At the end of the day, Brazil’s five-year credit default swaps spreads were seen at 484 bps from 471 bps after trading as wide as 487 bps, a trader said.

Mexico’s closed at 213 bps from 202 bps.

“Cash prices finish close to the lows of the day on thin volumes,” he said. “Latin American high yield finishes mixed.”

Venezuela’s 2027s closed at 38 from 38.50, while PDVSA’s 2017s finished at 42.25 from 42. Argentina’s Bonar 2024s closed at 108.30 from 107.60.

Flows on the quieter side today, with most prints seen on the Street rather than client side,” he said.

‘Painful’ Middle East session

Bonds from the Middle East had a “pretty painful session” on Monday, “with liquidity disappearing as the day went on,” a London-based trader said. “We tried to open stable with spreads unchanged, but quickly we pushed towards the wides, with the Street marking all curves wider.”

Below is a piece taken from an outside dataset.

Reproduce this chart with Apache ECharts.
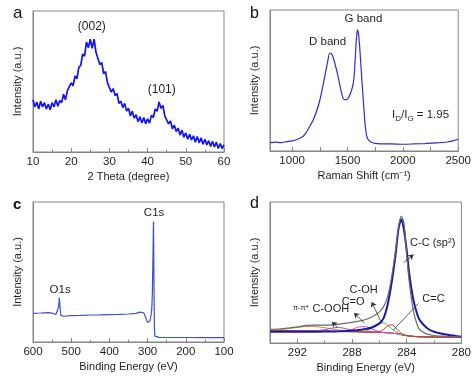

Most curves from the region were 10 bps to 15 bps wider, he said, while some in Africa were wider by as much as 100 bps.

“Cash prices are still not at the lows, but spreads are within touching distance now,” he said. “The only positive I am seeing for EM is the selling has not picked up yet, as accounts are better prepared running high cash levels.”

Asian quiet for holiday

Asian markets were quiet on Monday, given the holiday, a strategist said.

“Much of the focus will be therefore on Fed Chair Yellen’s testimony to the Congress on Wednesday and Thursday,” he said.

The non-farm payrolls figures released on Friday were on the soft side, but the jobless rate was better than expected, he said.

“A rate hike is yet little likely, as futures currently price in a 10% hike in March,” he said. “Fed Chair Yellen will likely leave all options on the table, but highlight the downside risks, in particular from the global economy.”

Kuveyt Turk sets talk

Turkey’s Kuveyt Turk Katilim Bankasi AS set initial talk in the 8% area for a dollar-denominated issue of Islamic bonds due in 10 years, a market source said.

KFH Capital, Dubai Islamic Bank, HSBC, Noor Bank, QInvest, Emirates NBD, Kamco and QInvest are the bookrunners for the Regulation S deal.

The company completed a roadshow in November, and at that time set the size for the deal at $400 million.

“Markets have turned into risk-off mode, and therefore [we] expect room for further tightening below the 8% threshold as unlikely,” a strategist said. “Moreover, the initial investor base will be mainly restricted to the [Middle East and North Africa], given that parts of Asia are on holidays and the transaction is Regulation S only.”

He said he expected the size to be between $250 million and $400 million, and that a yield in the low-8% area was “fair.”

“We do not see much room for further outperformance at this point, given the current state of the market and the relatively small investor base,” he said.